This meme was posted on the Facebook page for a Texas trucking company, Stevens Transport, last week.
Is this the message that trucking companies send to tired truck drivers?
Don’t comply with federal laws.
Don’t concern yourself with anyone’s safety.
Due to the controversy—many truck drivers joined safety advocates in expressing concern—the company pulled the Facebook post.
In a statement, a trucking company representative blamed “an intern who has been with Stevens Transport for only a few weeks and whose inexperience led him to include a message that was both tone deaf and wrong.”
Yes, Stevens Transport posted a “tone deaf ” message. It was “wrong”. It was absurd.

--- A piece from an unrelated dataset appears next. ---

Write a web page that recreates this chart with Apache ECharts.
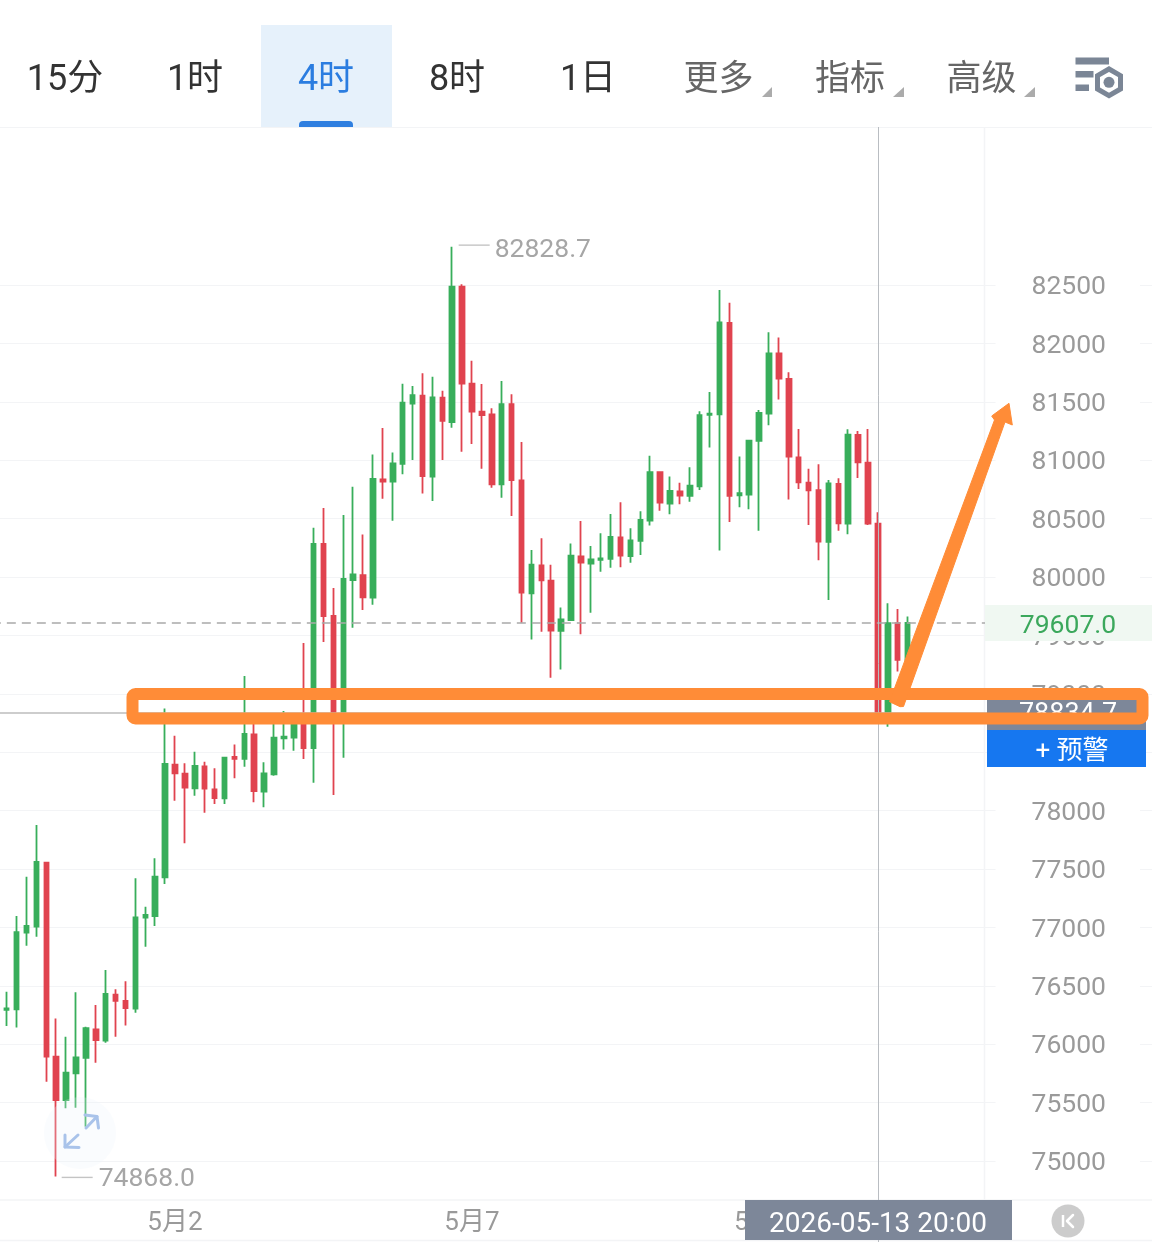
<!DOCTYPE html>
<html><head><meta charset="utf-8">
<style>html,body{margin:0;padding:0;background:#fff}#c{width:1152px;height:1242px}</style>
<script src="https://cdn.jsdelivr.net/npm/echarts@6/dist/echarts.min.js"></script>
</head><body><div id="c"></div>
<script>
const opens=[76295,76298,76955,77006,77554,75893,75522,75750,75884,76127,76030,76424,76370,76304,77083,77097,77428,78393,78316,78190,78379,78182,78105,78459,78444,78653,78162,78310,78619,78624,78759,78536,80283,79666,78836,79974,80017,79823,80836,80816,80968,81484,81553,80859,81535,81327,82486,81655,81416,81393,80793,81481,80828,79860,80100,79968,79538,79632,80177,80114,80148,80155,80340,80180,80309,80483,80897,80628,80734,80694,80777,81388,81393,82175,80700,80705,81165,81399,81915,81696,81025,80808,80743,80300,80797,80457,81216,80979,80457,78827,79604,79290];
const closes=[76307,76960,77012,77560,75893,75522,75756,75887,76138,76036,76430,76372,76310,77086,77106,77434,78399,78319,78196,78382,78188,78108,78453,78444,78656,78168,78319,78624,78633,78733,78536,80283,79666,78844,79983,80023,79826,80839,80816,80973,81493,81558,80865,81538,81336,82486,81655,81416,81387,80793,81481,80830,79866,80106,79971,79541,79638,80183,80123,80151,80160,80343,80183,80314,80488,80897,80637,80737,80697,80782,81385,81399,82181,80694,80717,81168,81405,81915,81699,81031,80811,80743,80303,80802,80460,81219,80982,80457,78836,79604,79290,79607];
const lows=[76156,76144,76843,76920,75679,74868,75451,75456,75294,75842,76013,76064,76161,76270,76835,77012,77371,78085,77720,78128,77982,78056,78056,78276,78376,78071,78028,78299,78524,78513,78442,78239,79444,78134,78453,79566,79717,79763,80671,80482,80879,81002,80716,80651,81002,81279,81073,81139,80928,80765,80679,80522,79609,79466,79532,79138,79209,79626,79509,79695,80046,80080,80083,80123,80189,80440,80568,80537,80623,80645,80745,81108,80226,80471,80597,80580,80397,81299,81519,80663,80754,80446,80143,79804,80397,80366,80848,80446,78793,78719,79190,79261];
const highs=[76450,77097,77434,77877,77563,76221,76064,76444,76150,76335,76635,76470,76538,77420,77177,77591,78875,78641,78405,78504,78419,78362,78456,78567,79152,78747,78413,78747,78853,78833,79435,80422,80591,79906,80531,80773,80365,81050,81276,81067,81655,81635,81744,81715,81595,82828.7,82506,81852,81652,81444,81678,81564,81156,80231,80331,80106,79740,80288,80479,80265,80374,80540,80640,80417,80563,81039,80902,80860,80808,80939,81419,81584,82458,82349,81031,81173,81430,82095,82050,81753,81268,80928,80965,80831,80845,81265,81251,81268,80554,79775,79726,79661];
const firstBarTime='2026-04-29 04:00';
const yTickValues=[75000,75500,76000,76500,77000,77500,78000,78500,79000,79500,80000,80500,81000,81500,82000,82500];
const xTickLabels={'2026-05-02 00:00':'5月2','2026-05-07 00:00':'5月7','2026-05-12 00:00':'5月12'};
const lastPrice=79607.0, markedPrice=78834.7, highPrice=82828.7, lowPrice=74868.0;
const crossTime='2026-05-13 20:00';
const periods=['15分','1时','4时','8时','1日'];
const menus=['更多','指标','高级'];

function pad(n){return String(n).padStart(2,'0');}
function fmt(d){return d.getUTCFullYear()+'-'+pad(d.getUTCMonth()+1)+'-'+pad(d.getUTCDate())+' '+pad(d.getUTCHours())+':'+pad(d.getUTCMinutes());}
const t0=Date.parse(firstBarTime.replace(' ','T')+':00Z');
const categories=[];
for(let i=-1;i<117;i++)categories.push(fmt(new Date(t0+i*4*3600*1000)));
const candles=[['-','-','-','-']].concat(opens.map((o,i)=>[o,closes[i],lows[i],highs[i]]));

const FF='Roboto,"Noto Sans CJK SC",sans-serif';
const GREEN='#38AE5B',RED='#E0434F',ORANGE='#FF8C37',GREY='#7D8799',LINE='#F3F4F6';
const txt=(text,x,y,size,fill,z)=>({type:'text',z:z||100,style:{text,x,y:y+3.5,font:size+'px '+FF,fill,align:'center',verticalAlign:'middle'}});
const rect=(x,y,w,h,fill,z,r)=>({type:'rect',z:z||50,shape:{x,y,width:w,height:h,r:r||0},style:{fill}});
const seg=(x1,y1,x2,y2,stroke,w,z)=>({type:'line',z:z||5,shape:{x1,y1,x2,y2},style:{stroke,lineWidth:w}});
const poly=(points,stroke,w,z)=>({type:'polyline',z:z||100,shape:{points},style:{stroke,lineWidth:w,fill:'none',lineCap:'round',lineJoin:'round'}});
const tri=(a,b,c,fill)=>({type:'polygon',z:100,shape:{points:[a,b,c]},style:{fill}});

const graphic=[
 rect(261,25,131,102,'#E6F1FB',40),
 rect(299,121,54,6,'#2F7FE0',41,[4,4,0,0]),
 txt(periods[0],65,77,36,'#333333'),
 txt(periods[1],195,77,36,'#333333'),
 txt(periods[2],326,77,36,'#2B7DE0'),
 txt(periods[3],457,77,36,'#333333'),
 txt(periods[4],588,77,36,'#333333'),
 txt(menus[0],718.5,77.5,35,'#666666'),
 txt(menus[1],850,77.5,35,'#666666'),
 txt(menus[2],981.5,77.5,35,'#666666'),
 tri([772,87],[772,97],[762,97],'#ABABAB'),
 tri([904,87],[904,97],[893,97],'#ABABAB'),
 tri([1035,87],[1035,97],[1024,97],'#ABABAB'),
 rect(1075.5,57.5,33.5,7,'#7B8696',100),
 rect(1075.5,71,18,6.5,'#7B8696',100),
 rect(1075.5,84.5,13.5,6.5,'#7B8696',100),
 {type:'polygon',z:100,shape:{points:[[1109,69],[1120.5,75.7],[1120.5,89],[1109,95.7],[1097.5,89],[1097.5,75.7]]},style:{fill:'#fff',stroke:'#7B8696',lineWidth:5}},
 {type:'circle',z:101,shape:{cx:1109,cy:82.3,r:5.5},style:{fill:'#7B8696'}},
 seg(0,127.5,1152,127.5,LINE,1,1),
 seg(984.5,127,984.5,1200,LINE,1.5,1),
 seg(0,1240.5,1152,1240.5,LINE,1.5,1),
 seg(878.5,1240,878.5,1242,'#B9BDC2',1,60),
 rect(985,605,167,36,'#F0F8F2',50),
 txt('79607.0',1068,622.5,26.5,'#3BA85C',51),
 rect(987,698,159,32,GREY,50),
 txt('78834.7',1068,712,27,'#FFFFFF',51),
 rect(987,730,159,37,'#1677F0',50),
 txt('+ 预警',1072,749,26,'#FFFFFF',51),
 rect(745,1200,267,40,GREY,50),
 txt(crossTime,878,1221,28,'#FFFFFF',51),
 {type:'circle',z:50,shape:{cx:1068,cy:1221,r:16.5},style:{fill:'#CCCCCC'}},
 seg(1063,1215,1063,1227,'#FFFFFF',2.5,51),
 poly([[1073,1215],[1067,1221],[1073,1227]],'#FFFFFF',2.5,51),
 {type:'circle',z:60,shape:{cx:80,cy:1133,r:36},style:{fill:'rgba(236,243,252,0.25)'}},
 poly([[85,1115],[97,1116.5],[98.5,1128]],'#A9C3EA',3,61),
 poly([[97,1116.5],[86,1128]],'#A9C3EA',3,61),
 poly([[65,1135],[65,1147],[79,1147.5]],'#A9C3EA',3,61),
 poly([[65,1147],[78,1135]],'#A9C3EA',3,61),
 {type:'rect',z:70,shape:{x:132.5,y:694,width:1010,height:24.5,r:3},style:{fill:'none',stroke:ORANGE,lineWidth:12}},
 {type:'polygon',z:71,shape:{points:[[889.5,701.7],[994.5,420],[991.7,416],[1009,403.3],[1012.3,425],[1005,422],[903.5,706.5],[900,706.7]]},style:{fill:ORANGE,stroke:ORANGE,lineWidth:1,lineJoin:'round'}}
];

const option={
 animation:false,
 backgroundColor:'#ffffff',
 grid:{left:-8.18,right:-8,top:127,bottom:42,containLabel:false,outerBoundsMode:'none'},
 xAxis:{type:'category',data:categories,boundaryGap:true,
  axisLine:{show:true,lineStyle:{color:LINE,width:1.5}},axisTick:{show:false},splitLine:{show:false},
  axisLabel:{show:true,interval:(i,v)=>v in xTickLabels,formatter:v=>xTickLabels[v]||'',fontSize:26,fontFamily:FF,color:'#9A9A9A',margin:10,hideOverlap:false}},
 yAxis:{type:'value',position:'right',min:74666,max:83853,
  axisLine:{show:false},
  axisTick:{show:false,customValues:yTickValues},
  splitLine:{show:true,lineStyle:{color:LINE,width:1.2}},
  axisLabel:{show:true,inside:true,customValues:yTickValues,formatter:v=>'{a|'+v+'}',fontSize:26.5,fontFamily:FF,color:'#9A9A9A',margin:20,
   backgroundColor:'#ffffff',padding:[0,34,0,36],
   rich:{a:{fontSize:26.5,fontFamily:FF,color:'#9A9A9A',padding:[5,0,0,0]}}}},
 series:[{type:'candlestick',data:candles,barWidth:5,clip:true,
  itemStyle:{color:GREEN,color0:RED,borderColor:GREEN,borderColor0:RED,borderWidth:1.8},
  markLine:{silent:true,symbol:'none',animation:false,label:{show:false},
   data:[
    {yAxis:lastPrice,lineStyle:{color:'#A9A9A9',width:1.5,type:[9,6]}},
    [{xAxis:categories[0],yAxis:markedPrice,lineStyle:{color:'#BDBDBD',width:1.5,type:'solid'}},{xAxis:categories[101],yAxis:markedPrice}],
    {xAxis:crossTime,lineStyle:{color:'#B9BDC2',width:1,type:'solid'}}
   ]},
  markPoint:{silent:true,animation:false,data:[
    {coord:[categories[46],highPrice],value:highPrice,symbol:'rect',symbolSize:[31,1.4],symbolOffset:[22,-1.5],itemStyle:{color:'#C4C4C4'},
     label:{show:true,position:'right',distance:6,formatter:'82828.7',fontSize:26.5,fontFamily:FF,color:'#A6A6A6',offset:[-1,5]}},
    {coord:[categories[6],lowPrice],value:lowPrice,symbol:'rect',symbolSize:[31,1.4],symbolOffset:[21,1],itemStyle:{color:'#C4C4C4'},
     label:{show:true,position:'right',distance:6,formatter:'74868.0',fontSize:26.5,fontFamily:FF,color:'#A6A6A6',offset:[0,2]}}
  ]}
 }],
 graphic:{elements:graphic}
};
echarts.init(document.getElementById('c'),null,{renderer:'canvas'}).setOption(option);
</script></body></html>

But it was not an anomaly.
Bill Graves is the president of the American Trucking Associations; he is a lead spokesperson for the trucking industry. In 2014, he stated:
“Many of the anti-truck groups have mischaracterized the extent to which fatigue is a part of our traffic problem.
I don’t know how the federal government polices sleep.”
So, an intern at Stevens Transport isn’t the only one underestimating the danger of sleepy truck drivers.
Driver fatigue is a real safety problem.
Here’s a sample of the truck crashes caused by sleepy drivers just in the last couple of days, since Stevens Transport removed their Facebook post:
- A “rookie” trucker fell asleep behind the wheel and hit twelve cars;
- Six people were seriously injured—including 2 children—after a tired truck driver fell asleep and struck their vehicle head-on; and
- A truck crossed a highway guardrail and crashed into another semi-truck after the driver fell asleep; at least five people were injured.
Tired truck drivers in charge of 80,000 tractor-trailers put everyone on the road at risk.
The trucking industry, from lead lobbyist down to intern, doesn’t seem to understand this danger, and that is alarming.